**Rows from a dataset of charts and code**

* start *

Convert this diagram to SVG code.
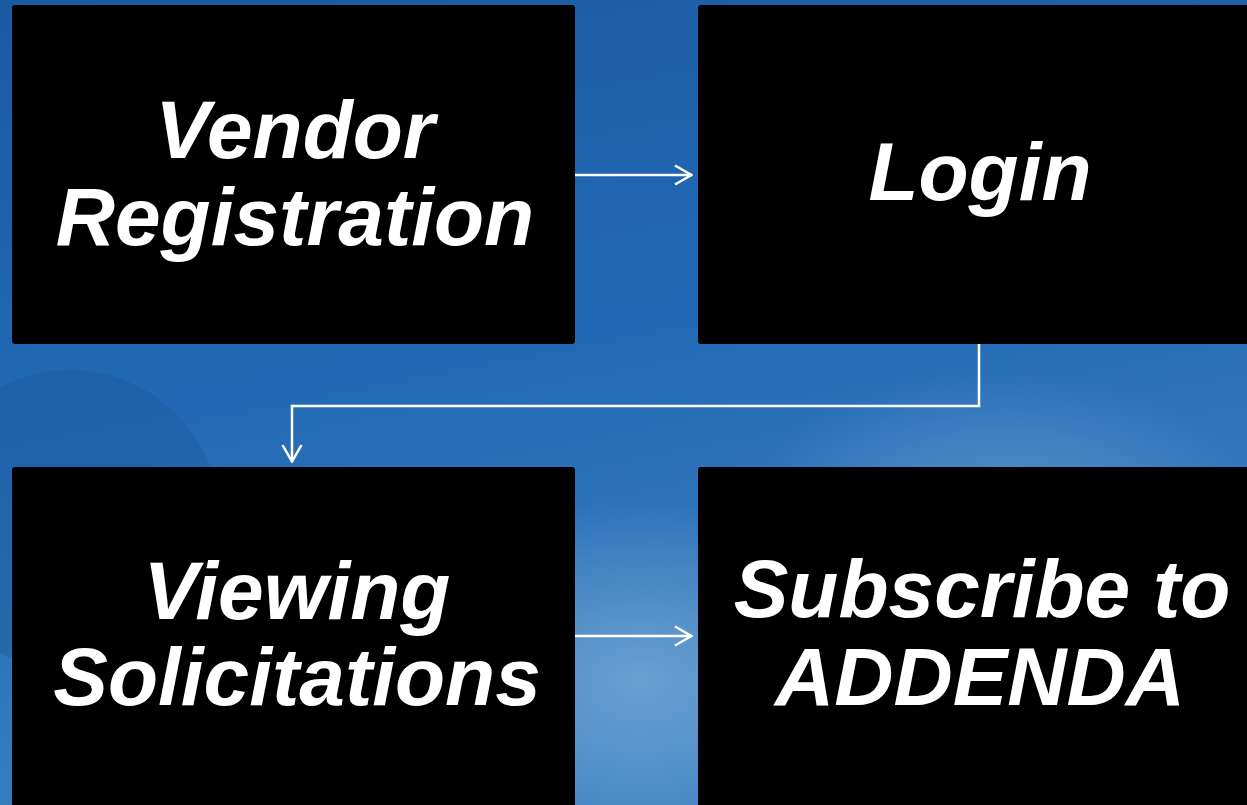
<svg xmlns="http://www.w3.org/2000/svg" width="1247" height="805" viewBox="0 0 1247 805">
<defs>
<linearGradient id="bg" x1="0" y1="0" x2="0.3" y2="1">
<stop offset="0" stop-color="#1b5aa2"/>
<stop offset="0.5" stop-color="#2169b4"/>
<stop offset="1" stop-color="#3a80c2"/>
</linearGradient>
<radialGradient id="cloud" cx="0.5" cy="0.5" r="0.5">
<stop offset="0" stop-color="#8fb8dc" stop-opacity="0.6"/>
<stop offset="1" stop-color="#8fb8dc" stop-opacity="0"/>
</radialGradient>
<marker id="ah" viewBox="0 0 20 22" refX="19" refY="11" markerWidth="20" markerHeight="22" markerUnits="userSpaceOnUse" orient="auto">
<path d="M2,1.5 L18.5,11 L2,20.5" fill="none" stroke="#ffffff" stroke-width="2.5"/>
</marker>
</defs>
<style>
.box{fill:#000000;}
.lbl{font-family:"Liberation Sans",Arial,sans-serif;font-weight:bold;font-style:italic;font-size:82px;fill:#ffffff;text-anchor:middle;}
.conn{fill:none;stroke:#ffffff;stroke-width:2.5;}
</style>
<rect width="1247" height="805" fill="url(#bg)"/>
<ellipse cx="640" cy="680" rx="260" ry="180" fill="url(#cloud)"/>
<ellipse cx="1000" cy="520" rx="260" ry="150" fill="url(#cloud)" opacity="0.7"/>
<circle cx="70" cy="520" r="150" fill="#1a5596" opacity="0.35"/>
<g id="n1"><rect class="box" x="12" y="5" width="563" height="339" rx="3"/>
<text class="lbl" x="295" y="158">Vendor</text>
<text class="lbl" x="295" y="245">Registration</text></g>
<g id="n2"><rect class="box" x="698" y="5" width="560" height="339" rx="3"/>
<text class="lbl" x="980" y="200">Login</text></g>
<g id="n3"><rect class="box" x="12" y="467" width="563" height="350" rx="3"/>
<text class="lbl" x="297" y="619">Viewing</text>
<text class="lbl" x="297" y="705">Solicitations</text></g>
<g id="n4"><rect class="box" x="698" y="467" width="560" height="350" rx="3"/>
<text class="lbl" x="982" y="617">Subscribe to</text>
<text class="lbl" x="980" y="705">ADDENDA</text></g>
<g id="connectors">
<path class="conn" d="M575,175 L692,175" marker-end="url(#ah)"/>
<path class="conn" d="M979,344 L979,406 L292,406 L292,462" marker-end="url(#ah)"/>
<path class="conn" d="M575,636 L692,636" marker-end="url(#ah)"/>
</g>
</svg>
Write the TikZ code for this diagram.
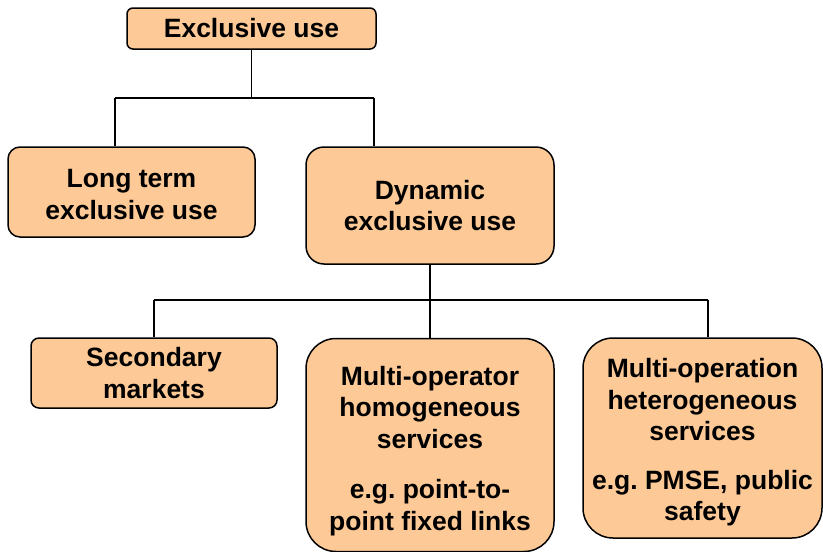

* end *

**What the task requires**
Write out every line above exactly as it is, leaving out the pictures.

**Exercise output**
Convert this diagram to SVG code.
<svg xmlns="http://www.w3.org/2000/svg" width="1247" height="805" viewBox="0 0 1247 805">
<defs>
<linearGradient id="bg" x1="0" y1="0" x2="0.3" y2="1">
<stop offset="0" stop-color="#1b5aa2"/>
<stop offset="0.5" stop-color="#2169b4"/>
<stop offset="1" stop-color="#3a80c2"/>
</linearGradient>
<radialGradient id="cloud" cx="0.5" cy="0.5" r="0.5">
<stop offset="0" stop-color="#8fb8dc" stop-opacity="0.6"/>
<stop offset="1" stop-color="#8fb8dc" stop-opacity="0"/>
</radialGradient>
<marker id="ah" viewBox="0 0 20 22" refX="19" refY="11" markerWidth="20" markerHeight="22" markerUnits="userSpaceOnUse" orient="auto">
<path d="M2,1.5 L18.5,11 L2,20.5" fill="none" stroke="#ffffff" stroke-width="2.5"/>
</marker>
</defs>
<style>
.box{fill:#000000;}
.lbl{font-family:"Liberation Sans",Arial,sans-serif;font-weight:bold;font-style:italic;font-size:82px;fill:#ffffff;text-anchor:middle;}
.conn{fill:none;stroke:#ffffff;stroke-width:2.5;}
</style>
<rect width="1247" height="805" fill="url(#bg)"/>
<ellipse cx="640" cy="680" rx="260" ry="180" fill="url(#cloud)"/>
<ellipse cx="1000" cy="520" rx="260" ry="150" fill="url(#cloud)" opacity="0.7"/>
<circle cx="70" cy="520" r="150" fill="#1a5596" opacity="0.35"/>
<g id="n1"><rect class="box" x="12" y="5" width="563" height="339" rx="3"/>
<text class="lbl" x="295" y="158">Vendor</text>
<text class="lbl" x="295" y="245">Registration</text></g>
<g id="n2"><rect class="box" x="698" y="5" width="560" height="339" rx="3"/>
<text class="lbl" x="980" y="200">Login</text></g>
<g id="n3"><rect class="box" x="12" y="467" width="563" height="350" rx="3"/>
<text class="lbl" x="297" y="619">Viewing</text>
<text class="lbl" x="297" y="705">Solicitations</text></g>
<g id="n4"><rect class="box" x="698" y="467" width="560" height="350" rx="3"/>
<text class="lbl" x="982" y="617">Subscribe to</text>
<text class="lbl" x="980" y="705">ADDENDA</text></g>
<g id="connectors">
<path class="conn" d="M575,175 L692,175" marker-end="url(#ah)"/>
<path class="conn" d="M979,344 L979,406 L292,406 L292,462" marker-end="url(#ah)"/>
<path class="conn" d="M575,636 L692,636" marker-end="url(#ah)"/>
</g>
</svg>
Write the TikZ code for this diagram.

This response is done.